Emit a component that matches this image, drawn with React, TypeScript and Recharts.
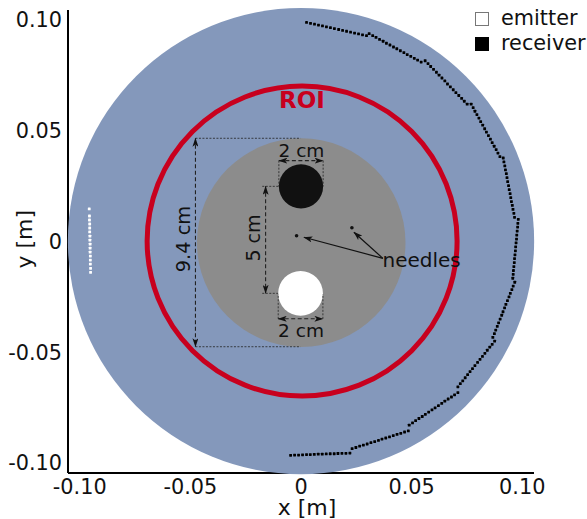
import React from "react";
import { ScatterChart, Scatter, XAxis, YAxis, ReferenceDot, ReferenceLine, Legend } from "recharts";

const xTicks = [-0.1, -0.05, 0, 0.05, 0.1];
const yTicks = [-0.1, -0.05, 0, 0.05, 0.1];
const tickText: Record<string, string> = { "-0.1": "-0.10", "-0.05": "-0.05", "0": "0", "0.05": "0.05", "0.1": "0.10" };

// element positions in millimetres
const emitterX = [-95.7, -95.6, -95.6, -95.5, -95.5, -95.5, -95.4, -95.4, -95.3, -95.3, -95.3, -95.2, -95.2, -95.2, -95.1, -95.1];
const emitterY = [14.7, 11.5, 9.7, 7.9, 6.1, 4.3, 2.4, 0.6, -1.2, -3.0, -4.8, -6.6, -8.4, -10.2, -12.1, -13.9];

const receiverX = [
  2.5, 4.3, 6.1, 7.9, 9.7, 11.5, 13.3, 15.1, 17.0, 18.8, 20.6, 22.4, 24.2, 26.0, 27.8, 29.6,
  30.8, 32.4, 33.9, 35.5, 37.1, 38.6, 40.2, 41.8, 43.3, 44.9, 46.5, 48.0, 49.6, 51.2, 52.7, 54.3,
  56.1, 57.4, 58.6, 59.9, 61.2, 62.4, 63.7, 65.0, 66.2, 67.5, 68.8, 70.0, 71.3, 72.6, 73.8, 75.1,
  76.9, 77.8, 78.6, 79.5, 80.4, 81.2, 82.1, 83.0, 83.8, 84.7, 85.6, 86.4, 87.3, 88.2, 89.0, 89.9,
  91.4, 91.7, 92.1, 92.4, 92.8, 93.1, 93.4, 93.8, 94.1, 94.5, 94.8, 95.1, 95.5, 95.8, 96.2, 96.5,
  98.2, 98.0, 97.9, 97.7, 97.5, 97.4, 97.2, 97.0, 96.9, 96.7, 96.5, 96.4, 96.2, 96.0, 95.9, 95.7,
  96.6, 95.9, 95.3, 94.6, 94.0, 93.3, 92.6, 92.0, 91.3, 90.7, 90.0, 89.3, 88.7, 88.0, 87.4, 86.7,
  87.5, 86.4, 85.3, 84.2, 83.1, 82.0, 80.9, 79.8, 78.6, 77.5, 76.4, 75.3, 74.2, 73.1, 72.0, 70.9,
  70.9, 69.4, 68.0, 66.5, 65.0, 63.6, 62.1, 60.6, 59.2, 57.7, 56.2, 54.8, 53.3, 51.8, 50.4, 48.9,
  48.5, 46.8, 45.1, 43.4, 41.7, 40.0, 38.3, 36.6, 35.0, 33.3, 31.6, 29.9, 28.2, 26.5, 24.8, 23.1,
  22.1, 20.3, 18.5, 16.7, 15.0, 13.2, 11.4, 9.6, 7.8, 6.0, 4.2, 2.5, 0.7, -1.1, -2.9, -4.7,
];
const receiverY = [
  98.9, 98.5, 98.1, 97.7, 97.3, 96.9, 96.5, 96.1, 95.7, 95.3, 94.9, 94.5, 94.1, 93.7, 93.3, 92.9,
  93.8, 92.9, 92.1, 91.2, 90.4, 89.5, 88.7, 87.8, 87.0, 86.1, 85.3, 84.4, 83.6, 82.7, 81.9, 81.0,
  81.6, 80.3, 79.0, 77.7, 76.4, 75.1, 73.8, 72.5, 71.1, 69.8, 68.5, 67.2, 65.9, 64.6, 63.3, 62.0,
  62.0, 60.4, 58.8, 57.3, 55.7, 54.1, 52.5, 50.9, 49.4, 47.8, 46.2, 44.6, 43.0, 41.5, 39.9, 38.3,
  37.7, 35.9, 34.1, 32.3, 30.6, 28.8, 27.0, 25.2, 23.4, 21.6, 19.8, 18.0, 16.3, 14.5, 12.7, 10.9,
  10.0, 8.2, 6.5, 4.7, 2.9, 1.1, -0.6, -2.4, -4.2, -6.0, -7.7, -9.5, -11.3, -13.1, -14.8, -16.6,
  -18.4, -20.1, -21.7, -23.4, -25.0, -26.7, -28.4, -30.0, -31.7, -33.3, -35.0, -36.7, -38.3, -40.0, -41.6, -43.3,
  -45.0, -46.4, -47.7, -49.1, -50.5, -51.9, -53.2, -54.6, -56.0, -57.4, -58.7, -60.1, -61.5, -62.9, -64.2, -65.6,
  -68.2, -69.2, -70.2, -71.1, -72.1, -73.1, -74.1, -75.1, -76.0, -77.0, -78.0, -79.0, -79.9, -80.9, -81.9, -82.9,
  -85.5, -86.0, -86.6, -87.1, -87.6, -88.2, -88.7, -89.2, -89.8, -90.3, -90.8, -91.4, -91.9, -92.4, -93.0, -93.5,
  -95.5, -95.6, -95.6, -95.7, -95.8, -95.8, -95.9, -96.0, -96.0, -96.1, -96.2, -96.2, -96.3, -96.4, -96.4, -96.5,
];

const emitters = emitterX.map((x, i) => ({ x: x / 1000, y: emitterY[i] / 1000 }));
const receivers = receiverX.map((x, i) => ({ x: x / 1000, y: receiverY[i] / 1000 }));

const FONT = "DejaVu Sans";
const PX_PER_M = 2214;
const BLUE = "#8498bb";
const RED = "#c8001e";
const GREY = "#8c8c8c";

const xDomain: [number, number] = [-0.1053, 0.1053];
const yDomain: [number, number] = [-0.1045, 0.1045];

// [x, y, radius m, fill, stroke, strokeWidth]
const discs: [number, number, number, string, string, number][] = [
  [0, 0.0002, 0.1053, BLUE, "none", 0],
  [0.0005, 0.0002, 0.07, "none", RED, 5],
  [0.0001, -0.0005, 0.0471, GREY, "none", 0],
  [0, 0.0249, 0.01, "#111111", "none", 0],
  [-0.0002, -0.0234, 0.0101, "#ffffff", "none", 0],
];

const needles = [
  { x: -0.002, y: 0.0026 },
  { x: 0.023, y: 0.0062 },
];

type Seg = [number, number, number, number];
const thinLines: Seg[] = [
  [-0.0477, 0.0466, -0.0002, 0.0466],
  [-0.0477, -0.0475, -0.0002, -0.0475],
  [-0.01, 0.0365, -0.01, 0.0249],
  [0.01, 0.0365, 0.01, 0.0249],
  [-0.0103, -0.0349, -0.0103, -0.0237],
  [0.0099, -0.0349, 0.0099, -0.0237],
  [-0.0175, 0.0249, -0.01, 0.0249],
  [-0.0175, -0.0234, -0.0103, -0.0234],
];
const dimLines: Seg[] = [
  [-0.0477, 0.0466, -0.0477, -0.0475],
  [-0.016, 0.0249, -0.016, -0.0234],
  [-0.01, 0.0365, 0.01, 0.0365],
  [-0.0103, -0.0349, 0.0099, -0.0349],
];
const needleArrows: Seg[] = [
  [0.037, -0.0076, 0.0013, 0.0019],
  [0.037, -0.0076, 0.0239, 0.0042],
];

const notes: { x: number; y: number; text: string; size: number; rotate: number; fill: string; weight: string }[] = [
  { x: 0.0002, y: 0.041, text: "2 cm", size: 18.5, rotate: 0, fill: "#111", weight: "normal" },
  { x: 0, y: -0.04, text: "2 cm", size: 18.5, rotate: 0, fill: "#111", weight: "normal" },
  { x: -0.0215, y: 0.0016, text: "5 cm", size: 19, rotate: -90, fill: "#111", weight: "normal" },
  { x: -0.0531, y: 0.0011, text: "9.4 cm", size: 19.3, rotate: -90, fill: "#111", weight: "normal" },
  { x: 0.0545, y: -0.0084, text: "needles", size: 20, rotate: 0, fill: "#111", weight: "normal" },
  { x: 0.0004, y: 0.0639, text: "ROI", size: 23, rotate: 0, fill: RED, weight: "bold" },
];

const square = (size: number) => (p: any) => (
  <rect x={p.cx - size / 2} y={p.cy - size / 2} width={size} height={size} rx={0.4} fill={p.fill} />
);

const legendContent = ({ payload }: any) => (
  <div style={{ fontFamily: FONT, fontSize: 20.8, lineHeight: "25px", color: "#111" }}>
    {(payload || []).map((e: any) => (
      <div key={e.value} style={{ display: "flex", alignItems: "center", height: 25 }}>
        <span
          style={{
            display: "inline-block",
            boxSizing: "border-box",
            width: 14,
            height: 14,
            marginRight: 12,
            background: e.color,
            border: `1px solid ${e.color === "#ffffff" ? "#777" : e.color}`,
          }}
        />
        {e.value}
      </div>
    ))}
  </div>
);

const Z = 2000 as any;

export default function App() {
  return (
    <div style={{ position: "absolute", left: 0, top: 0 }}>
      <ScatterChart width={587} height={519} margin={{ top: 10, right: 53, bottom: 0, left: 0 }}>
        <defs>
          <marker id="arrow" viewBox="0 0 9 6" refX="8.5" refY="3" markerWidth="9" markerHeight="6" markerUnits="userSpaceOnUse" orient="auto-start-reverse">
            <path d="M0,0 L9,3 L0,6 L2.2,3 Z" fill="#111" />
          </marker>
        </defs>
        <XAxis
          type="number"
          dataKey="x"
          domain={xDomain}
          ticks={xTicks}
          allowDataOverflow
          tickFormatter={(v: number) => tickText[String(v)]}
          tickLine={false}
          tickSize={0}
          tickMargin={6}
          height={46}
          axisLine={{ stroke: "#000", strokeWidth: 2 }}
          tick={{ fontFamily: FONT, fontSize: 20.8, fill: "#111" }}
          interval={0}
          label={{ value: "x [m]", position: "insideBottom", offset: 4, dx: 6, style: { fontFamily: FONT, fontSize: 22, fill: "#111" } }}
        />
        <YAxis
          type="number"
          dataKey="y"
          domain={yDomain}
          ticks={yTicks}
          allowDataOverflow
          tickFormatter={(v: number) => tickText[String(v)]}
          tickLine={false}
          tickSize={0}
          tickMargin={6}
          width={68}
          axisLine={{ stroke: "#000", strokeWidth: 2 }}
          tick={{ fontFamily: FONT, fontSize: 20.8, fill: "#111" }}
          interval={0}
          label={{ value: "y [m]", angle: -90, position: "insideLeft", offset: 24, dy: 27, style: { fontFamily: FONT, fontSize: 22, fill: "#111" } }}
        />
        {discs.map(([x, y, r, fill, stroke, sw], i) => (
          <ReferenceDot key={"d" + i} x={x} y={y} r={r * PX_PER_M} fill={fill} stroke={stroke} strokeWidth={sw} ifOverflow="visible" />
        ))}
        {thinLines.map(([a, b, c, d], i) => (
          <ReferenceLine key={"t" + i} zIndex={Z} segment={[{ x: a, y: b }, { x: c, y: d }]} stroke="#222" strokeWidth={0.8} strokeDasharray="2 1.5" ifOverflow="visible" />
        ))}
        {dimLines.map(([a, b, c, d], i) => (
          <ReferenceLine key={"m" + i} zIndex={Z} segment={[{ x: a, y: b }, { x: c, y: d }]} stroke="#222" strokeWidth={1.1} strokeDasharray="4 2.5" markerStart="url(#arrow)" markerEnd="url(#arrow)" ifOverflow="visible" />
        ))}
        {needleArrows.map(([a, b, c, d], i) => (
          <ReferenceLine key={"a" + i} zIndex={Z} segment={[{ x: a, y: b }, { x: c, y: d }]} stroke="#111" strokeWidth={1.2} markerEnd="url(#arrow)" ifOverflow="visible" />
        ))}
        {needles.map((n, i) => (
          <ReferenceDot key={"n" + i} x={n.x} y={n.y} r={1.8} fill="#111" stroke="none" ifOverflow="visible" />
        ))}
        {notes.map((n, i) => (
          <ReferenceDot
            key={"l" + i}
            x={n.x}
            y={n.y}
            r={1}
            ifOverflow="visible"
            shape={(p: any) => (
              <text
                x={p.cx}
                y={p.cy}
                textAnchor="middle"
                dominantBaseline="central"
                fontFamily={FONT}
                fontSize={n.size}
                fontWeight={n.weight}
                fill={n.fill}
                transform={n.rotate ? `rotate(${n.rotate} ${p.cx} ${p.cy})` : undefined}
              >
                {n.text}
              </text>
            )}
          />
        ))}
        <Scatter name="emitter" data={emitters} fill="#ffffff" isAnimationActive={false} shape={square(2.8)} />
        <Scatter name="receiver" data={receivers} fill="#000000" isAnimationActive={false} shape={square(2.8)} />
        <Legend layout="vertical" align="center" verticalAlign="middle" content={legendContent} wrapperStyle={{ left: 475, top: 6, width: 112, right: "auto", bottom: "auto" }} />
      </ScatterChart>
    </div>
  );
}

**Your task:**
Reproduce only the lines from the beginning of the data through the line that contains "ReferenceDot, ReferenceLine, Legend", both included, and please drop the pictures.

**Response to this exercise:**
Emit a component that matches this image, drawn with React, TypeScript and Recharts.
import React from "react";
import { ScatterChart, Scatter, XAxis, YAxis, ReferenceDot, ReferenceLine, Legend } from "recharts";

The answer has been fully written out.